Fairytales have been our constant companion during our formative years, either through books, or animation films and TV shows. We’ve fantasised about Snow White getting whisked away from her evil stepmother, and Sleeping Beauty waking up from her eternal slumber when kissed by her prince. The saviour was always a man, the saved, the woman. Ever After has a heroine who reads. Her acquisition of knowledge is her act of rebellion against a family bent on subjugating her. She is kind yet practical, and knows her way around the world to survive.

She does not meet the Prince at a rogue ball and decides to be taken a wife. Instead, she debates about politics, economy and inequality with her royal suitor. It also inverts the rescuer-rescued dynamic by portraying a heroine who saves her beloved from a band of gypsy bandits.

If we were to look at Disney’s animated feature Tangled (2010), a reinterpretation of the based on the German fairy tale Rapunzel, we’d realise Rapunzel’s journey is fuelled by her desire to investigate the floating lanterns that illuminates the sky every year on her birthday. Despite spending a lifetime in captivity, Rapunzel is incredibly learned, who has taught herself astronomy and literature, sewing and chess. She manipulates the thief Flynn Rider to sneak her out of her tower, a characteristic feature previously only reserved for men in movies. Similarly, Mother Gothel’s motivation to remain youthful and beautiful is not a queue of admirers, but her own desire to be powerful and self-sufficient.

However, not all purportedly feminist narratives subvert the genre in its entirety. Before the release of Disney's Beauty and the Beast in 2017, Emma Watson had extensively spoken about how her costumes did away with corsets. She didn't want her character to propagate a "corseted, impossible idea of female beauty."

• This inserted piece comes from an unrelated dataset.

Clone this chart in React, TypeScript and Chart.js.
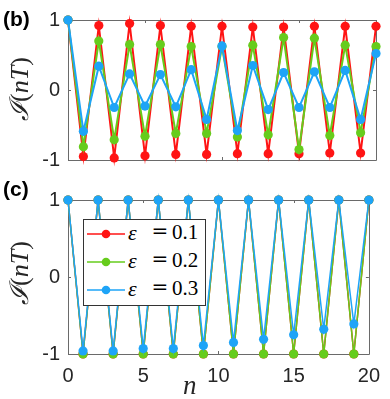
import React, { useEffect, useRef } from "react";
import { Chart, registerables } from "chart.js";

Chart.register(...registerables);

// ---------- data ----------
const nValues = [0, 1, 2, 3, 4, 5, 6, 7, 8, 9, 10, 11, 12, 13, 14, 15, 16, 17, 18, 19, 20];

const seriesLabels = ["ε = 0.1", "ε = 0.2", "ε = 0.3"];
const epsValues = ["0.1", "0.2", "0.3"];
const seriesColors = ["#ff1414", "#66cc1c", "#1ea4f7"];

// panel (b)
const topEps01 = [1, -0.95, 0.92, -0.97, 0.95, -0.94, 0.92, -0.92, 0.91, -0.92, 0.91, -0.91, 0.9, -0.91, 0.9, -0.91, 0.91, -0.9, 0.91, -0.9, 0.91];
const topEps02 = [1, -0.81, 0.7, -0.71, 0.65, -0.66, 0.65, -0.62, 0.62, -0.62, 0.62, -0.67, 0.64, -0.64, 0.75, -0.85, 0.74, -0.65, 0.64, -0.61, 0.62];
const topEps03 = [1, -0.59, 0.34, -0.25, 0.23, -0.23, 0.22, -0.24, 0.29, -0.42, 0.63, -0.58, 0.35, -0.28, 0.25, -0.25, 0.26, -0.25, 0.28, -0.42, 0.52];

// panel (c)
const botEps01 = [1, -1, 1, -1, 1, -1, 1, -1, 1, -1, 1, -1, 1, -1, 1, -1, 1, -1, 1, -1, 1];
const botEps02 = [1, -1, 1, -1, 1, -1, 1, -1, 1, -1, 1, -1, 1, -1, 1, -1, 1, -1, 1, -1, 1];
const botEps03 = [1, -0.96, 1, -0.96, 1, -0.93, 1, -0.93, 1, -0.89, 1, -0.85, 1, -0.81, 1, -0.75, 1, -0.68, 1, -0.61, 1];

const xTicks = [0, 5, 10, 15, 20];
const yTicks = [-1, 0, 1];

// ---------- helpers ----------
const FRAME = "#6a6a6a";
const TEXT = "#262626";

const framePlugin = {
  id: "frameBox",
  beforeDatasetsDraw(chart: any) {
    const { ctx, chartArea } = chart;
    const { left, right, top, bottom } = chartArea;
    const xs = chart.scales.x;
    const ys = chart.scales.y;
    ctx.save();
    ctx.strokeStyle = FRAME;
    ctx.lineWidth = 1;
    ctx.beginPath();
    ctx.rect(Math.round(left) + 0.5, Math.round(top) + 0.5, Math.round(right - left), Math.round(bottom - top));
    const tl = 3;
    xTicks.forEach((v) => {
      const px = Math.round(xs.getPixelForValue(v)) + 0.5;
      ctx.moveTo(px, bottom);
      ctx.lineTo(px, bottom - tl);
      ctx.moveTo(px, top);
      ctx.lineTo(px, top + tl);
    });
    yTicks.forEach((v) => {
      const py = Math.round(ys.getPixelForValue(v)) + 0.5;
      ctx.moveTo(left, py);
      ctx.lineTo(left + tl, py);
      ctx.moveTo(right, py);
      ctx.lineTo(right - tl, py);
    });
    ctx.stroke();
    ctx.restore();
  },
};

function makeDatasets(arrs: number[][], lineWidth: number) {
  return arrs.map((arr, i) => ({
    label: seriesLabels[i],
    data: nValues.map((n, k) => ({ x: n, y: arr[k] })),
    borderColor: seriesColors[i],
    backgroundColor: seriesColors[i],
    pointBackgroundColor: seriesColors[i],
    pointBorderWidth: 0,
    pointRadius: 4.6,
    borderWidth: lineWidth,
    tension: 0,
    clip: false as any,
    order: 3 - i,
  }));
}

function makeConfig(arrs: number[][], lineWidth: number, padTop: number, xHeight: number, showXLabels: boolean): any {
  return {
    type: "line",
    data: { datasets: makeDatasets(arrs, lineWidth) },
    plugins: [framePlugin],
    options: {
      animation: false,
      responsive: false,
      devicePixelRatio: 1,
      layout: { padding: { left: 0, right: 14, top: padTop, bottom: 0 } },
      plugins: { legend: { display: false }, tooltip: { enabled: false }, title: { display: false } },
      scales: {
        x: {
          type: "linear",
          min: 0,
          max: 20,
          afterBuildTicks: (s: any) => {
            s.ticks = xTicks.map((v) => ({ value: v }));
          },
          afterFit: (s: any) => {
            s.height = xHeight;
          },
          grid: { display: false, drawTicks: false },
          border: { display: false },
          ticks: {
            display: showXLabels,
            padding: 10,
            color: TEXT,
            font: { family: "'Liberation Sans', Arial, sans-serif", size: 20 },
            maxRotation: 0,
          },
        },
        y: {
          type: "linear",
          min: -1,
          max: 1,
          afterBuildTicks: (s: any) => {
            s.ticks = yTicks.map((v) => ({ value: v }));
          },
          afterFit: (s: any) => {
            s.width = 68;
          },
          grid: { display: false, drawTicks: false },
          border: { display: false },
          ticks: {
            padding: 8,
            color: TEXT,
            font: { family: "'Liberation Sans', Arial, sans-serif", size: 20 },
          },
        },
      },
    },
  };
}

function ChartCanvas(props: { config: any; top: number; height: number }) {
  const ref = useRef<HTMLCanvasElement | null>(null);
  useEffect(() => {
    if (!ref.current) return;
    const chart = new Chart(ref.current, props.config);
    return () => chart.destroy();
  }, []);
  return (
    <canvas
      ref={ref}
      width={390}
      height={props.height}
      style={{ position: "absolute", left: 0, top: props.top, width: 390, height: props.height }}
    />
  );
}

function YLabel(props: { cy: number }) {
  return (
    <div
      style={{
        position: "absolute",
        left: 20,
        top: props.cy,
        transform: "translate(-50%, -50%) rotate(-90deg)",
        whiteSpace: "nowrap",
        fontFamily: "'Liberation Serif', 'DejaVu Serif', serif",
        fontSize: 26,
        lineHeight: 1,
        color: TEXT,
      }}
    >
      <span style={{ fontStyle: "italic" }}>ℐ</span>
      <span>(</span>
      <span style={{ fontStyle: "italic" }}>nT</span>
      <span>)</span>
    </div>
  );
}

function PanelTag(props: { text: string; top: number }) {
  return (
    <div
      style={{
        position: "absolute",
        left: 3,
        top: props.top,
        fontFamily: "'Liberation Sans', Arial, sans-serif",
        fontWeight: "bold",
        fontSize: 21,
        lineHeight: 1,
        color: "#000",
        whiteSpace: "nowrap",
      }}
    >
      {props.text}
    </div>
  );
}

function Legend() {
  const rowCenters = [234, 262, 290];
  return (
    <div>
      <div
        style={{
          position: "absolute",
          left: 83,
          top: 219,
          width: 121,
          height: 85,
          border: "1px solid #333",
          background: "#fff",
        }}
      />
      {seriesLabels.map((lab, i) => {
        const cy = rowCenters[i];
        const base = cy + 6;
        const top = base - 17.6;
        return (
          <div key={lab} aria-label={lab}>
            <svg style={{ position: "absolute", left: 86, top: cy - 6, width: 40, height: 12 }}>
              <line x1={1} y1={6} x2={39} y2={6} stroke={seriesColors[i]} strokeWidth={1.5} />
              <circle cx={20} cy={6} r={4.3} fill={seriesColors[i]} />
            </svg>
            <span
              style={{
                position: "absolute",
                left: 128,
                top,
                fontFamily: "'Liberation Serif', serif",
                fontStyle: "italic",
                fontSize: 22,
                lineHeight: 1,
                color: "#000",
              }}
            >
              ε
            </span>
            <span
              style={{
                position: "absolute",
                left: 150,
                width: 20,
                textAlign: "center",
                top: top - 1,
                fontFamily: "'DejaVu Serif', serif",
                fontSize: 20,
                lineHeight: 1,
                color: "#000",
              }}
            >
              =
            </span>
            <span
              style={{
                position: "absolute",
                left: 172,
                top,
                fontFamily: "'Liberation Serif', serif",
                fontSize: 21,
                lineHeight: 1,
                color: "#000",
              }}
            >
              {epsValues[i]}
            </span>
          </div>
        );
      })}
    </div>
  );
}

export default function App() {
  const topConfig = makeConfig([topEps01, topEps02, topEps03], 2, 10, 12, false);
  const botConfig = makeConfig([botEps01, botEps02, botEps03], 1.5, 13, 45, true);
  return (
    <div style={{ position: "absolute", left: 0, top: 0, width: 390, height: 399, background: "#fff", overflow: "hidden" }}>
      <ChartCanvas config={topConfig} top={0} height={180} />
      <ChartCanvas config={botConfig} top={180} height={219} />
      <PanelTag text="(b)" top={8} />
      <PanelTag text="(c)" top={178} />
      <YLabel cy={89} />
      <YLabel cy={273} />
      <div
        style={{
          position: "absolute",
          left: 183,
          top: 372,
          fontFamily: "'Liberation Serif', serif",
          fontStyle: "italic",
          fontSize: 27,
          lineHeight: 1,
          color: TEXT,
        }}
      >
        n
      </div>
      <Legend />
    </div>
  );
}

Although Belle (Beauty and the Beast) isn’t a passive, hapless heroine, she is the one engaged in all household chores. Just like her father, she is an inventor — she invents a washing machine to alleviate her burden of washing clothes. However, her labour is unpaid and mostly unaccounted for.

When the talking cupboards encase Belle in exquisite finery and jewels, she shrugs them off, because she does not identify as a princess. She is defiant in her rejection of wealth, because it is not her own earnings. It's unfortunate that the same protagonist wraps herself up in a yellow ball gown at the end, where she shares her first dance with The Beast. Like in Into The Woods despite showing a married character’s dalliance with a prince, the character’s ultimate fate is death — almost cementing her position as the transgressor. The baker’s wife ultimately succumbs to patriarchal notions of romance and her life is cut short.

Glaring inconsistencies aside, several filmmakers have at least attempted to level the playing field in terms of injecting their female characters with agency. It is not enough, but at least Cinderella (2021) will hopefully set new records with its treatment of feminism as not just tokenist and/or well-intentioned, but emphatic and definitive.